═════ DATA SEGMENT

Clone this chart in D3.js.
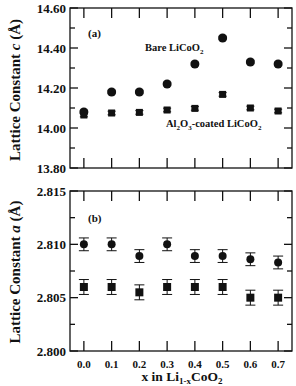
<!DOCTYPE html>
<html><head><meta charset="utf-8">
<script src="https://cdn.jsdelivr.net/npm/d3@7"></script>
<style>body{margin:0;background:#fff}svg{display:block}text{font-family:"Liberation Serif","Times New Roman",serif;font-weight:bold;fill:#111}</style>
</head><body>
<script>
const xValues = [0.0, 0.1, 0.2, 0.3, 0.4, 0.5, 0.6, 0.7];
const xTickLabels = ["0.0","0.1","0.2","0.3","0.4","0.5","0.6","0.7"];
const cBare = [14.08, 14.18, 14.18, 14.22, 14.32, 14.45, 14.33, 14.32];
const cCoated = [14.065, 14.075, 14.078, 14.09, 14.098, 14.168, 14.10, 14.085];
const cErr = 0.009;
const aBare = [2.8100, 2.8100, 2.8089, 2.8100, 2.8089, 2.8089, 2.8086, 2.8083];
const aCoated = [2.8060, 2.8060, 2.8055, 2.8060, 2.8060, 2.8060, 2.8050, 2.8050];
const aErrBare = 0.0006;
const aErrCoated = 0.0007;
const cTicks = [13.80, 14.00, 14.20, 14.40, 14.60];
const cMinor = [13.90, 14.10, 14.30, 14.50];
const aTicks = [2.800, 2.805, 2.810, 2.815];
const aMinor = [2.8025, 2.8075, 2.8125];

const W = 296, H = 386;
const svg = d3.select("body").append("svg").attr("width", W).attr("height", H);
const left = 70, right = 292;
const x = d3.scaleLinear().domain([-0.05, 0.75]).range([left, right]);
const yc = d3.scaleLinear().domain([13.80, 14.60]).range([168, 8]);
const ya = d3.scaleLinear().domain([2.800, 2.815]).range([351, 191]);

function panel(y, ticks, minor, fmt, showX) {
  const g = svg.append("g");
  const [y0, y1] = y.range();
  g.append("rect").attr("x", left).attr("y", y1).attr("width", right-left).attr("height", y0-y1)
    .attr("fill", "none").attr("stroke", "#111").attr("stroke-width", 1.3);
  xValues.forEach(v => {
    g.append("line").attr("x1", x(v)).attr("x2", x(v)).attr("y1", y1).attr("y2", y1+10).attr("stroke","#111").attr("stroke-width",1.3);
    g.append("line").attr("x1", x(v)).attr("x2", x(v)).attr("y1", y0).attr("y2", y0-10).attr("stroke","#111").attr("stroke-width",1.3);
  });
  ticks.forEach(t => {
    g.append("line").attr("x1", left).attr("x2", left+8).attr("y1", y(t)).attr("y2", y(t)).attr("stroke","#111").attr("stroke-width",1.3);
    g.append("line").attr("x1", right).attr("x2", right-8).attr("y1", y(t)).attr("y2", y(t)).attr("stroke","#111").attr("stroke-width",1.3);
    g.append("text").attr("x", left-4).attr("y", y(t)).attr("dy","0.35em").attr("text-anchor","end")
      .attr("font-size", 13).text(fmt(t));
  });
  minor.forEach(t => {
    g.append("line").attr("x1", left).attr("x2", left+5).attr("y1", y(t)).attr("y2", y(t)).attr("stroke","#111").attr("stroke-width",1.3);
    g.append("line").attr("x1", right).attr("x2", right-5).attr("y1", y(t)).attr("y2", y(t)).attr("stroke","#111").attr("stroke-width",1.3);
  });
  if (showX) {
    xValues.forEach((v,i) => {
      g.append("text").attr("x", x(v)).attr("y", y0+17).attr("text-anchor","middle").attr("font-size", 11).text(xTickLabels[i]);
    });
  }
  return g;
}

function errbars(g, y, vals, err, capW) {
  vals.forEach((v,i) => {
    const cx = x(xValues[i]);
    g.append("line").attr("x1",cx).attr("x2",cx).attr("y1",y(v-err)).attr("y2",y(v+err)).attr("stroke","#111").attr("stroke-width",1);
    [v-err, v+err].forEach(e => g.append("line").attr("x1",cx-capW).attr("x2",cx+capW).attr("y1",y(e)).attr("y2",y(e)).attr("stroke","#111").attr("stroke-width",1));
  });
}
function circles(g, y, vals, r) {
  g.selectAll(null).data(vals).enter().append("circle")
    .attr("cx",(d,i)=>x(xValues[i])).attr("cy",d=>y(d)).attr("r",r).attr("fill","#111");
}
function squares(g, y, vals, s) {
  g.selectAll(null).data(vals).enter().append("rect")
    .attr("x",(d,i)=>x(xValues[i])-s/2).attr("y",d=>y(d)-s/2).attr("width",s).attr("height",s).attr("fill","#111");
}

const ga = panel(yc, cTicks, cMinor, d3.format(".2f"), false);
errbars(ga, yc, cCoated, cErr, 4);
squares(ga, yc, cCoated, 7);
errbars(ga, yc, cBare, cErr, 4);
circles(ga, yc, cBare, 4.5);
ga.append("text").attr("x", 88).attr("y", 37).attr("font-size", 11).text("(a)");
const bare = ga.append("text").attr("x", 145).attr("y", 51).attr("font-size", 10.5);
bare.append("tspan").text("Bare LiCoO");
bare.append("tspan").attr("font-size", 7).attr("dy", 3).text("2");
const coat = ga.append("text").attr("x", 166).attr("y", 127).attr("font-size", 10.5);
coat.append("tspan").text("Al");
coat.append("tspan").attr("font-size", 7).attr("dy", 3).text("2");
coat.append("tspan").attr("dy", -3).text("O");
coat.append("tspan").attr("font-size", 7).attr("dy", 3).text("3");
coat.append("tspan").attr("dy", -3).text("-coated LiCoO");
coat.append("tspan").attr("font-size", 7).attr("dy", 3).text("2");

const gb = panel(ya, aTicks, aMinor, d3.format(".3f"), true);
errbars(gb, ya, aBare, aErrBare, 5);
circles(gb, ya, aBare, 4);
errbars(gb, ya, aCoated, aErrCoated, 5);
squares(gb, ya, aCoated, 8);
gb.append("text").attr("x", 88).attr("y", 222).attr("font-size", 11).text("(b)");

function ytitle(cy, letter) {
  const t = svg.append("text").attr("transform", `translate(20,${cy}) rotate(-90)`).attr("text-anchor","middle").attr("font-size", 15);
  t.append("tspan").text("Lattice Constant ");
  t.append("tspan").attr("font-style","italic").text(letter);
  t.append("tspan").text(" (Å)");
}
ytitle(90, "c");
ytitle(272, "a");

const xt = svg.append("text").attr("x", 182).attr("y", 381).attr("text-anchor","middle").attr("font-size", 13.5);
xt.append("tspan").text("x in Li");
xt.append("tspan").attr("font-size", 9).attr("dy", 2.5).text("1-x");
xt.append("tspan").attr("dy", -2.5).text("CoO");
xt.append("tspan").attr("font-size", 9).attr("dy", 2.5).text("2");
</script>
</body></html>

══════════

Give the data again exactly as written, with all pictures left out.

▶ **EXPECTED OUTPUT**
Clone this chart in D3.js.
<!DOCTYPE html>
<html><head><meta charset="utf-8">
<script src="https://cdn.jsdelivr.net/npm/d3@7"></script>
<style>body{margin:0;background:#fff}svg{display:block}text{font-family:"Liberation Serif","Times New Roman",serif;font-weight:bold;fill:#111}</style>
</head><body>
<script>
const xValues = [0.0, 0.1, 0.2, 0.3, 0.4, 0.5, 0.6, 0.7];
const xTickLabels = ["0.0","0.1","0.2","0.3","0.4","0.5","0.6","0.7"];
const cBare = [14.08, 14.18, 14.18, 14.22, 14.32, 14.45, 14.33, 14.32];
const cCoated = [14.065, 14.075, 14.078, 14.09, 14.098, 14.168, 14.10, 14.085];
const cErr = 0.009;
const aBare = [2.8100, 2.8100, 2.8089, 2.8100, 2.8089, 2.8089, 2.8086, 2.8083];
const aCoated = [2.8060, 2.8060, 2.8055, 2.8060, 2.8060, 2.8060, 2.8050, 2.8050];
const aErrBare = 0.0006;
const aErrCoated = 0.0007;
const cTicks = [13.80, 14.00, 14.20, 14.40, 14.60];
const cMinor = [13.90, 14.10, 14.30, 14.50];
const aTicks = [2.800, 2.805, 2.810, 2.815];
const aMinor = [2.8025, 2.8075, 2.8125];

const W = 296, H = 386;
const svg = d3.select("body").append("svg").attr("width", W).attr("height", H);
const left = 70, right = 292;
const x = d3.scaleLinear().domain([-0.05, 0.75]).range([left, right]);
const yc = d3.scaleLinear().domain([13.80, 14.60]).range([168, 8]);
const ya = d3.scaleLinear().domain([2.800, 2.815]).range([351, 191]);

function panel(y, ticks, minor, fmt, showX) {
  const g = svg.append("g");
  const [y0, y1] = y.range();
  g.append("rect").attr("x", left).attr("y", y1).attr("width", right-left).attr("height", y0-y1)
    .attr("fill", "none").attr("stroke", "#111").attr("stroke-width", 1.3);
  xValues.forEach(v => {
    g.append("line").attr("x1", x(v)).attr("x2", x(v)).attr("y1", y1).attr("y2", y1+10).attr("stroke","#111").attr("stroke-width",1.3);
    g.append("line").attr("x1", x(v)).attr("x2", x(v)).attr("y1", y0).attr("y2", y0-10).attr("stroke","#111").attr("stroke-width",1.3);
  });
  ticks.forEach(t => {
    g.append("line").attr("x1", left).attr("x2", left+8).attr("y1", y(t)).attr("y2", y(t)).attr("stroke","#111").attr("stroke-width",1.3);
    g.append("line").attr("x1", right).attr("x2", right-8).attr("y1", y(t)).attr("y2", y(t)).attr("stroke","#111").attr("stroke-width",1.3);
    g.append("text").attr("x", left-4).attr("y", y(t)).attr("dy","0.35em").attr("text-anchor","end")
      .attr("font-size", 13).text(fmt(t));
  });
  minor.forEach(t => {
    g.append("line").attr("x1", left).attr("x2", left+5).attr("y1", y(t)).attr("y2", y(t)).attr("stroke","#111").attr("stroke-width",1.3);
    g.append("line").attr("x1", right).attr("x2", right-5).attr("y1", y(t)).attr("y2", y(t)).attr("stroke","#111").attr("stroke-width",1.3);
  });
  if (showX) {
    xValues.forEach((v,i) => {
      g.append("text").attr("x", x(v)).attr("y", y0+17).attr("text-anchor","middle").attr("font-size", 11).text(xTickLabels[i]);
    });
  }
  return g;
}

function errbars(g, y, vals, err, capW) {
  vals.forEach((v,i) => {
    const cx = x(xValues[i]);
    g.append("line").attr("x1",cx).attr("x2",cx).attr("y1",y(v-err)).attr("y2",y(v+err)).attr("stroke","#111").attr("stroke-width",1);
    [v-err, v+err].forEach(e => g.append("line").attr("x1",cx-capW).attr("x2",cx+capW).attr("y1",y(e)).attr("y2",y(e)).attr("stroke","#111").attr("stroke-width",1));
  });
}
function circles(g, y, vals, r) {
  g.selectAll(null).data(vals).enter().append("circle")
    .attr("cx",(d,i)=>x(xValues[i])).attr("cy",d=>y(d)).attr("r",r).attr("fill","#111");
}
function squares(g, y, vals, s) {
  g.selectAll(null).data(vals).enter().append("rect")
    .attr("x",(d,i)=>x(xValues[i])-s/2).attr("y",d=>y(d)-s/2).attr("width",s).attr("height",s).attr("fill","#111");
}

const ga = panel(yc, cTicks, cMinor, d3.format(".2f"), false);
errbars(ga, yc, cCoated, cErr, 4);
squares(ga, yc, cCoated, 7);
errbars(ga, yc, cBare, cErr, 4);
circles(ga, yc, cBare, 4.5);
ga.append("text").attr("x", 88).attr("y", 37).attr("font-size", 11).text("(a)");
const bare = ga.append("text").attr("x", 145).attr("y", 51).attr("font-size", 10.5);
bare.append("tspan").text("Bare LiCoO");
bare.append("tspan").attr("font-size", 7).attr("dy", 3).text("2");
const coat = ga.append("text").attr("x", 166).attr("y", 127).attr("font-size", 10.5);
coat.append("tspan").text("Al");
coat.append("tspan").attr("font-size", 7).attr("dy", 3).text("2");
coat.append("tspan").attr("dy", -3).text("O");
coat.append("tspan").attr("font-size", 7).attr("dy", 3).text("3");
coat.append("tspan").attr("dy", -3).text("-coated LiCoO");
coat.append("tspan").attr("font-size", 7).attr("dy", 3).text("2");

const gb = panel(ya, aTicks, aMinor, d3.format(".3f"), true);
errbars(gb, ya, aBare, aErrBare, 5);
circles(gb, ya, aBare, 4);
errbars(gb, ya, aCoated, aErrCoated, 5);
squares(gb, ya, aCoated, 8);
gb.append("text").attr("x", 88).attr("y", 222).attr("font-size", 11).text("(b)");

function ytitle(cy, letter) {
  const t = svg.append("text").attr("transform", `translate(20,${cy}) rotate(-90)`).attr("text-anchor","middle").attr("font-size", 15);
  t.append("tspan").text("Lattice Constant ");
  t.append("tspan").attr("font-style","italic").text(letter);
  t.append("tspan").text(" (Å)");
}
ytitle(90, "c");
ytitle(272, "a");

const xt = svg.append("text").attr("x", 182).attr("y", 381).attr("text-anchor","middle").attr("font-size", 13.5);
xt.append("tspan").text("x in Li");
xt.append("tspan").attr("font-size", 9).attr("dy", 2.5).text("1-x");
xt.append("tspan").attr("dy", -2.5).text("CoO");
xt.append("tspan").attr("font-size", 9).attr("dy", 2.5).text("2");
</script>
</body></html>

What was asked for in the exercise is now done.